▸ **Required task**: Locate each line below that includes "this" and reproduce it.

▸ **Supplied records**:
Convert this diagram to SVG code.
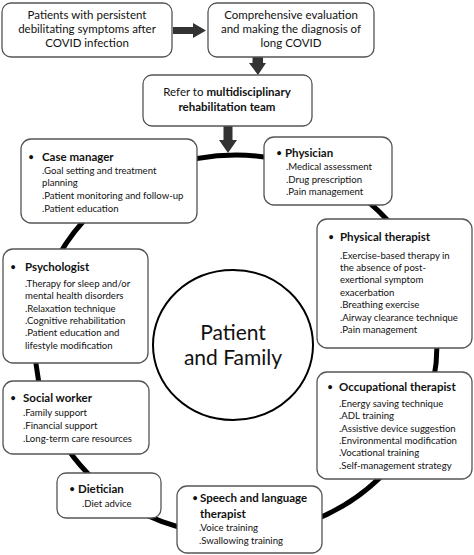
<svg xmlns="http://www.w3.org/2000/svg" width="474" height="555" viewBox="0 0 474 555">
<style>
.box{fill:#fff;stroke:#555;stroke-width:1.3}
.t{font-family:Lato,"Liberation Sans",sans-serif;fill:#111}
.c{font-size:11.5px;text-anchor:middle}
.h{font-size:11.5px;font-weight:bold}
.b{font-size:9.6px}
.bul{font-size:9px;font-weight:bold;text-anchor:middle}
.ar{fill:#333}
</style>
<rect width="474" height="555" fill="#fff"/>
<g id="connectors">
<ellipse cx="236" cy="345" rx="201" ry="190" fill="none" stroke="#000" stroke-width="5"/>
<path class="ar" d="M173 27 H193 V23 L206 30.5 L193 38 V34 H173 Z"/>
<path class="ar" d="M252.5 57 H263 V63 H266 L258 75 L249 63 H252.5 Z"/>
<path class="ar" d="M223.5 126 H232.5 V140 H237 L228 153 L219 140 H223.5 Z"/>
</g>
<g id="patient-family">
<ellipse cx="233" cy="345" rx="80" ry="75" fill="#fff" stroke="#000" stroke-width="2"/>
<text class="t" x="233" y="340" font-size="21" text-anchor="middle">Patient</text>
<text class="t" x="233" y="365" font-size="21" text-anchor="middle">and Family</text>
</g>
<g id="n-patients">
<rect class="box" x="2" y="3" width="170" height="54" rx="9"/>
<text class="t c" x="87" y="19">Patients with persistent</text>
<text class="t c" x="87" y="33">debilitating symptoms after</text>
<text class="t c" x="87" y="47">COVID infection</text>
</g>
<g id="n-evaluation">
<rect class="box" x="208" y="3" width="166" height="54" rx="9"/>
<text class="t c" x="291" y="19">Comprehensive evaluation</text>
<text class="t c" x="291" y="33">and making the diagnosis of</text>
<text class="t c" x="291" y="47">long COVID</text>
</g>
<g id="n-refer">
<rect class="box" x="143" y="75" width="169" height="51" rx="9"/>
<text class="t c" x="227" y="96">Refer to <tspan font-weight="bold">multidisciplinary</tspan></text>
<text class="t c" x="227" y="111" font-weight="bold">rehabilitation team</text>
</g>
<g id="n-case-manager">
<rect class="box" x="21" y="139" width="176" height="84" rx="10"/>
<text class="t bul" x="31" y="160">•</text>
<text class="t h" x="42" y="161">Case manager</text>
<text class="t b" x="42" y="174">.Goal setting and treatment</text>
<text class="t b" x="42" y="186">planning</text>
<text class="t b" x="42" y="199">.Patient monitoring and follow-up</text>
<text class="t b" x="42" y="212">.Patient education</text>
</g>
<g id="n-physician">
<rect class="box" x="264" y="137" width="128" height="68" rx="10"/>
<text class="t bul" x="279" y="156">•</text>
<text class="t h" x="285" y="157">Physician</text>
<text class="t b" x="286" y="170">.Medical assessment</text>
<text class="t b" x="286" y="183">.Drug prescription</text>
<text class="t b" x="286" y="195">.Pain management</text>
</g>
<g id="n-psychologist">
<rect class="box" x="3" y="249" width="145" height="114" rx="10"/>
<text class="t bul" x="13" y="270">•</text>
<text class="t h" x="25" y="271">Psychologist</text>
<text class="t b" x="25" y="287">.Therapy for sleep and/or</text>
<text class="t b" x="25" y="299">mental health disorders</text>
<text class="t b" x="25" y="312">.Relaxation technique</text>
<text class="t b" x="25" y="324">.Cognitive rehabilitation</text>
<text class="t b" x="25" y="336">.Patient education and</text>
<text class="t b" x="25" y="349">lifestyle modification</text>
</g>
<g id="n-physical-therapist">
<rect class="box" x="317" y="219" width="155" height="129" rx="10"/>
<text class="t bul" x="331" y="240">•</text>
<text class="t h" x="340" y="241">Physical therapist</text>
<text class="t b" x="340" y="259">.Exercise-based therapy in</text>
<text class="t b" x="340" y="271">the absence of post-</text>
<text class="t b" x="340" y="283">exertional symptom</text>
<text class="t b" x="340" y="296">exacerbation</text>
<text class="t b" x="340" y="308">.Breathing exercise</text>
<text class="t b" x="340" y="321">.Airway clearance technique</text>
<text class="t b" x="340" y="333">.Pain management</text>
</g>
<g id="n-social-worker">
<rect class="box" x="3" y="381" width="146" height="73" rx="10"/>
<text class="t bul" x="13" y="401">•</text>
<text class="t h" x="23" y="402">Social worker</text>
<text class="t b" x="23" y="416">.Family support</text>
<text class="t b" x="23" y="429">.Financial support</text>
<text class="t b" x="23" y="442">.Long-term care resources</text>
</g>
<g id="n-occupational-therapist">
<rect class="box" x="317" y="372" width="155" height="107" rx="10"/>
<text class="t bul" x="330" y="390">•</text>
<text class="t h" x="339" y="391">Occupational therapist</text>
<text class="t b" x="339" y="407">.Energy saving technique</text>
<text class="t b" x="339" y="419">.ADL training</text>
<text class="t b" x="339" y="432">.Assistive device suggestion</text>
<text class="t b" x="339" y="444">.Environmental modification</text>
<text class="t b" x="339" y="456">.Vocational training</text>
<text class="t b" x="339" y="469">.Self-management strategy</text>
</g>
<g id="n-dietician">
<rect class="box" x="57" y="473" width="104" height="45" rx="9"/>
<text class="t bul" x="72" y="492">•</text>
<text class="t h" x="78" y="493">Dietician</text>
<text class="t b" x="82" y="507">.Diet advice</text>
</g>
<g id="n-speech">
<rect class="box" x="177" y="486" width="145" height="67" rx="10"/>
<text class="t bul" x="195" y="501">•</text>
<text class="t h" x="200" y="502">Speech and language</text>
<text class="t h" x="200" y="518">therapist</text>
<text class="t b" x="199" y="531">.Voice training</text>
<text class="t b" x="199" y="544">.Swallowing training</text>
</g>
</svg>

* * *

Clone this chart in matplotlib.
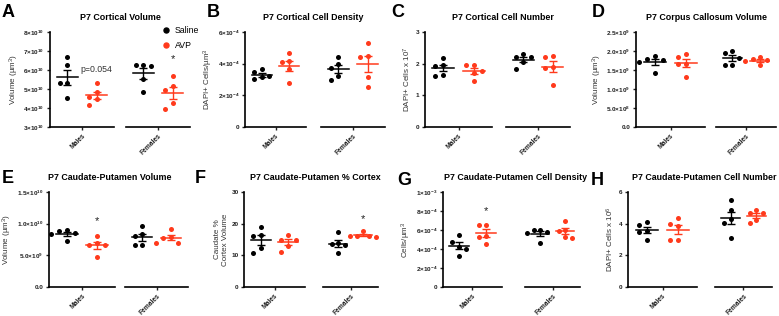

▸ **Right answer**:
Convert this diagram to SVG code.
Clone this chart in matplotlib.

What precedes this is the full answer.